::: Material to process

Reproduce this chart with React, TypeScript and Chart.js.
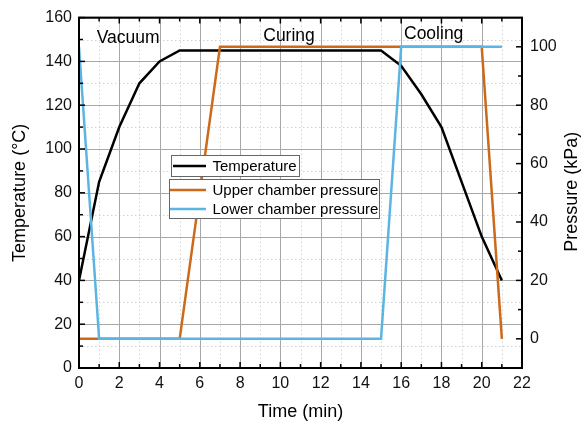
import React, { useEffect, useRef } from "react";
import { Chart, registerables } from "chart.js";

Chart.register(...registerables);

// ---- data ----
const tempTime = [0, 1, 2, 3, 4, 5, 15, 16, 17, 18, 19, 20, 21];
const tempValues = [40, 85, 110, 130, 140, 145, 145, 138, 125, 110, 85, 60, 40];

const upperTime = [0, 5, 7, 20, 21];
const upperValues = [0, 0, 100, 100, 0];

const lowerTime = [0, 1, 15, 16, 21];
const lowerValues = [100, 0, 0, 100, 100];

const seriesNames = ["Temperature", "Upper chamber pressure", "Lower chamber pressure"];

const xTicks = [0, 2, 4, 6, 8, 10, 12, 14, 16, 18, 20, 22];
const xMinorTicks = [1, 3, 5, 7, 9, 11, 13, 15, 17, 19, 21];
const tempTicks = [0, 20, 40, 60, 80, 100, 120, 140, 160];
const tempMinorTicks = [10, 30, 50, 70, 90, 110, 130, 150];
const pressureTicks = [0, 20, 40, 60, 80, 100];
const pressureMinorTicks = [10, 30, 50, 70, 90];

const phaseNames = ["Vacuum", "Curing", "Cooling"];
const phaseX = [0.88, 9.15, 16.14];
const phaseY = [148.3, 149.3, 150.3];

const xTitle = "Time (min)";
const yTitle = "Temperature (°C)";
const y1Title = "Pressure (kPa)";

// ---- styles ----
const FONT = "'Liberation Sans', Arial, Helvetica, sans-serif";
const BLACK = "#000000";
const ORANGE = "#CC6A1C";
const BLUE = "#5BB5E2";

const pts = (xs: number[], ys: number[]) => xs.map((x, i) => ({ x, y: ys[i] }));

const decorPlugin = {
  id: "decor",
  beforeDatasetsDraw(chart: any) {
    const ctx = chart.ctx;
    const ca = chart.chartArea;
    const sx = chart.scales.x;
    const sy = chart.scales.y;
    ctx.save();
    // minor dotted grid
    ctx.strokeStyle = "#d2d2d2";
    ctx.lineWidth = 1;
    ctx.setLineDash([1.5, 2.5]);
    xMinorTicks.forEach((v) => {
      const px = Math.round(sx.getPixelForValue(v)) + 0.5;
      ctx.beginPath();
      ctx.moveTo(px, ca.top);
      ctx.lineTo(px, ca.bottom);
      ctx.stroke();
    });
    tempMinorTicks.forEach((v) => {
      const py = Math.round(sy.getPixelForValue(v)) + 0.5;
      ctx.beginPath();
      ctx.moveTo(ca.left, py);
      ctx.lineTo(ca.right, py);
      ctx.stroke();
    });
    // major solid grid
    ctx.setLineDash([]);
    ctx.strokeStyle = "#a8a8a8";
    xTicks.forEach((v) => {
      const px = Math.round(sx.getPixelForValue(v)) + 0.5;
      ctx.beginPath();
      ctx.moveTo(px, ca.top);
      ctx.lineTo(px, ca.bottom);
      ctx.stroke();
    });
    tempTicks.forEach((v) => {
      const py = Math.round(sy.getPixelForValue(v)) + 0.5;
      ctx.beginPath();
      ctx.moveTo(ca.left, py);
      ctx.lineTo(ca.right, py);
      ctx.stroke();
    });
    ctx.restore();
  },
  afterDatasetsDraw(chart: any) {
    const ctx = chart.ctx;
    const ca = chart.chartArea;
    const sx = chart.scales.x;
    const sy = chart.scales.y;
    const sy1 = chart.scales.y1;
    ctx.save();

    // frame
    ctx.strokeStyle = "#000";
    ctx.lineWidth = 2;
    ctx.strokeRect(ca.left, ca.top, ca.right - ca.left, ca.bottom - ca.top);

    // inward ticks
    ctx.lineWidth = 1.5;
    const MAJ = 6;
    const MIN = 4;
    const tickX = (v: number, len: number) => {
      const px = sx.getPixelForValue(v);
      ctx.beginPath();
      ctx.moveTo(px, ca.bottom);
      ctx.lineTo(px, ca.bottom - len);
      ctx.moveTo(px, ca.top);
      ctx.lineTo(px, ca.top + len);
      ctx.stroke();
    };
    xTicks.forEach((v) => tickX(v, MAJ));
    xMinorTicks.forEach((v) => tickX(v, MIN));
    const tickL = (v: number, len: number) => {
      const py = sy.getPixelForValue(v);
      ctx.beginPath();
      ctx.moveTo(ca.left, py);
      ctx.lineTo(ca.left + len, py);
      ctx.stroke();
    };
    tempTicks.forEach((v) => tickL(v, MAJ));
    tempMinorTicks.forEach((v) => tickL(v, MIN));
    const tickR = (v: number, len: number) => {
      const py = sy1.getPixelForValue(v);
      ctx.beginPath();
      ctx.moveTo(ca.right, py);
      ctx.lineTo(ca.right - len, py);
      ctx.stroke();
    };
    pressureTicks.forEach((v) => tickR(v, MAJ));
    pressureMinorTicks.forEach((v) => tickR(v, MIN));

    // phase annotations
    ctx.fillStyle = "#000";
    ctx.font = `17.5px ${FONT}`;
    ctx.textAlign = "left";
    ctx.textBaseline = "alphabetic";
    phaseNames.forEach((t, i) => {
      ctx.fillText(t, sx.getPixelForValue(phaseX[i]), sy.getPixelForValue(phaseY[i]));
    });

    // legend
    const colors = [BLACK, ORANGE, BLUE];
    const lx = ca.left;
    ctx.lineWidth = 1;
    ctx.fillStyle = "#ffffff";
    ctx.strokeStyle = "#666";
    // box 1
    ctx.fillRect(lx + 92.5, 155.5, 128, 21);
    ctx.strokeRect(lx + 92.5, 155.5, 128, 21);
    // box 2
    ctx.fillRect(lx + 90.5, 179.5, 210, 39);
    ctx.strokeRect(lx + 90.5, 179.5, 210, 39);
    const rowsY = [166, 190, 209];
    const lineStart = [lx + 94, lx + 91, lx + 91];
    ctx.font = `15px ${FONT}`;
    ctx.textBaseline = "middle";
    seriesNames.forEach((name, i) => {
      ctx.strokeStyle = colors[i];
      ctx.lineWidth = 2.5;
      ctx.beginPath();
      ctx.moveTo(lineStart[i], rowsY[i]);
      ctx.lineTo(lx + 127, rowsY[i]);
      ctx.stroke();
      ctx.fillStyle = "#000";
      ctx.fillText(name, lx + 133.5, rowsY[i] + 0.5);
    });

    // axis titles
    ctx.font = `18px ${FONT}`;
    ctx.fillStyle = "#000";
    ctx.textAlign = "center";
    ctx.textBaseline = "alphabetic";
    ctx.fillText(xTitle, (ca.left + ca.right) / 2, 416.5);
    const midY = (ca.top + ca.bottom) / 2;
    ctx.save();
    ctx.translate(24.5, midY);
    ctx.rotate(-Math.PI / 2);
    ctx.fillText(yTitle, 0, 0);
    ctx.restore();
    ctx.save();
    ctx.translate(576.5, midY - 1);
    ctx.rotate(-Math.PI / 2);
    ctx.fillText(y1Title, 0, 0);
    ctx.restore();

    ctx.restore();
  },
};

export default function App() {
  const ref = useRef<HTMLCanvasElement | null>(null);

  useEffect(() => {
    if (!ref.current) return;
    const tickFont = { family: FONT, size: 16 };
    const chart = new Chart(ref.current, {
      type: "line",
      data: {
        datasets: [
          {
            label: seriesNames[0],
            data: pts(tempTime, tempValues),
            borderColor: BLACK,
            borderWidth: 2.5,
            pointRadius: 0,
            tension: 0,
            yAxisID: "y",
            order: 2,
          },
          {
            label: seriesNames[1],
            data: pts(upperTime, upperValues),
            borderColor: ORANGE,
            borderWidth: 2.5,
            pointRadius: 0,
            tension: 0,
            yAxisID: "y1",
            order: 1,
          },
          {
            label: seriesNames[2],
            data: pts(lowerTime, lowerValues),
            borderColor: BLUE,
            borderWidth: 2.5,
            pointRadius: 0,
            tension: 0,
            yAxisID: "y1",
            order: 0,
          },
        ],
      },
      options: {
        animation: false,
        responsive: false,
        devicePixelRatio: 1,
        layout: { padding: { top: 11, left: 0, right: 0, bottom: 0 } },
        plugins: {
          legend: { display: false },
          tooltip: { enabled: false },
        },
        scales: {
          x: {
            type: "linear",
            min: 0,
            max: 22,
            grid: { display: false, drawTicks: false },
            border: { display: false },
            afterBuildTicks: (s: any) => {
              s.ticks = xTicks.map((v) => ({ value: v }));
            },
            afterFit: (s: any) => {
              s.height = 58;
            },
            ticks: {
              font: tickFont,
              color: "#111",
              padding: 6,
              autoSkip: false,
              maxRotation: 0,
            },
          },
          y: {
            type: "linear",
            position: "left",
            min: 0,
            max: 160,
            grid: { display: false, drawTicks: false },
            border: { display: false },
            afterBuildTicks: (s: any) => {
              s.ticks = tempTicks.map((v) => ({ value: v }));
            },
            afterFit: (s: any) => {
              s.width = 79;
            },
            ticks: { font: tickFont, color: "#111", padding: 7, autoSkip: false },
          },
          y1: {
            type: "linear",
            position: "right",
            min: -10,
            max: 110,
            grid: { display: false, drawTicks: false },
            border: { display: false },
            afterBuildTicks: (s: any) => {
              s.ticks = pressureTicks.map((v) => ({ value: v }));
            },
            afterFit: (s: any) => {
              s.width = 59;
            },
            ticks: { font: tickFont, color: "#111", padding: 8, autoSkip: false },
          },
        },
      } as any,
      plugins: [decorPlugin],
    });
    return () => chart.destroy();
  }, []);

  return (
    <div style={{ position: "fixed", left: 0, top: 0, width: 581, height: 426, background: "#fff" }}>
      <canvas ref={ref} width={581} height={426} style={{ display: "block", width: 581, height: 426 }} />
    </div>
  );
}
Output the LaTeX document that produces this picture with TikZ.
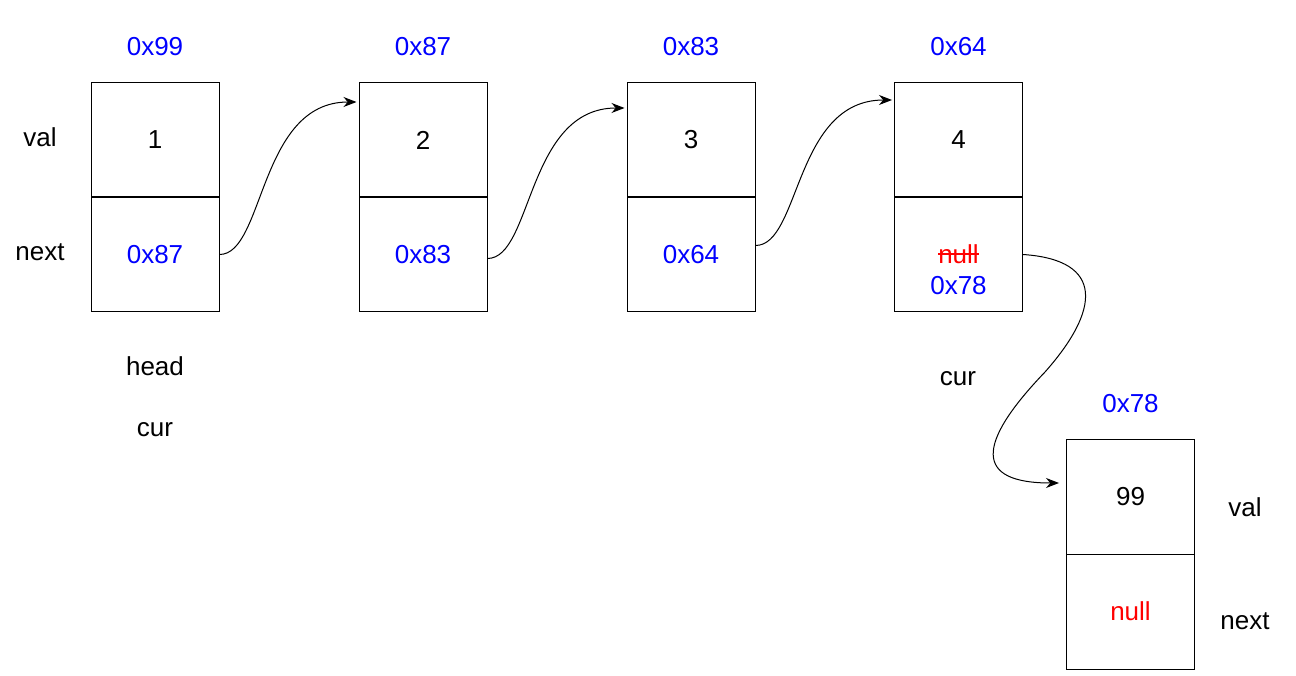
\documentclass[tikz,border=0pt]{standalone}
\usepackage{fontspec}
\setmainfont{Liberation Sans}
\usetikzlibrary{arrows.meta}
\newcommand\myfs{\fontsize{26}{31}\selectfont}
\begin{document}
\begin{tikzpicture}[x=1pt,y=-1pt,
  cell/.style={draw, line width=1pt, minimum width=128pt, minimum height=115pt, inner sep=0pt, font=\myfs},
  lbl/.style={inner sep=0pt, font=\myfs},
  addr/.style={lbl, text=blue},
  link/.style={line width=1pt, -{Stealth[length=13pt,width=10pt]}, shorten >=2pt}]
\useasboundingbox (0,0) rectangle (1296,676);
% node 1
\node[cell] (v1) at (155,140) {1};
\node[cell, text=blue] (n1) at (155,254.5) {0x87};
\node[addr] (a1) at (155,47) {0x99};
% node 2
\node[cell] (v2) at (423,140) {2};
\node[cell, text=blue] (n2) at (423,254.5) {0x83};
\node[addr] (a2) at (423,47) {0x87};
% node 3
\node[cell] (v3) at (691,140) {3};
\node[cell, text=blue] (n3) at (691,254.5) {0x64};
\node[addr] (a3) at (691,47) {0x83};
% node 4
\node[cell] (v4) at (958.5,140) {4};
\node[cell] (n4) at (958.5,254.5) {};
\node[addr] (a4) at (958.5,47) {0x64};
\node[lbl, text=red] (nl) at (958.5,254) {null};
\draw[red, line width=1.3pt, yshift=-2pt] (nl.west) -- (nl.east);
\node[addr] (x4) at (958.5,286) {0x78};
% node 5
\node[cell] (v5) at (1130.5,497) {99};
\node[cell, text=red] (n5) at (1130.5,611.5) {null};
\node[addr] (a5) at (1130.5,404) {0x78};
% side labels
\node[lbl] (val1) at (40,137) {val};
\node[lbl] (next1) at (40,252) {next};
\node[lbl] (head) at (155,366) {head};
\node[lbl] (cur1) at (155,430) {cur};
\node[lbl] (cur2) at (958,379) {cur};
\node[lbl] (val2) at (1245,507) {val};
\node[lbl] (next2) at (1245,621) {next};
% links
\draw[link] (n1.east) .. controls +(45,0) and +(-100,0) .. ([yshift=38pt]v2.west);
\draw[link] ([yshift=-4pt]n2.east) .. controls +(45,0) and +(-100,0) .. ([yshift=32pt]v3.west);
\draw[link] ([yshift=9pt]n3.east) .. controls +(45,0) and +(-100,0) .. ([yshift=40pt]v4.west);
\draw[link, shorten >=7pt] (n4.east) .. controls (1105,260) and (1100,310) .. (1045,372)
   .. controls (975,445) and (975,483) .. ([yshift=14pt]v5.west);
\end{tikzpicture}
\end{document}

::::::

Starting at the first line of the entries, restate word for word everything through the line that holds "const pressureMinorTicks = [10, 30, 50, 70, 90];", both ends included, but omit any pictures.

Reproduce this chart with React, TypeScript and Chart.js.
import React, { useEffect, useRef } from "react";
import { Chart, registerables } from "chart.js";

Chart.register(...registerables);

// ---- data ----
const tempTime = [0, 1, 2, 3, 4, 5, 15, 16, 17, 18, 19, 20, 21];
const tempValues = [40, 85, 110, 130, 140, 145, 145, 138, 125, 110, 85, 60, 40];

const upperTime = [0, 5, 7, 20, 21];
const upperValues = [0, 0, 100, 100, 0];

const lowerTime = [0, 1, 15, 16, 21];
const lowerValues = [100, 0, 0, 100, 100];

const seriesNames = ["Temperature", "Upper chamber pressure", "Lower chamber pressure"];

const xTicks = [0, 2, 4, 6, 8, 10, 12, 14, 16, 18, 20, 22];
const xMinorTicks = [1, 3, 5, 7, 9, 11, 13, 15, 17, 19, 21];
const tempTicks = [0, 20, 40, 60, 80, 100, 120, 140, 160];
const tempMinorTicks = [10, 30, 50, 70, 90, 110, 130, 150];
const pressureTicks = [0, 20, 40, 60, 80, 100];
const pressureMinorTicks = [10, 30, 50, 70, 90];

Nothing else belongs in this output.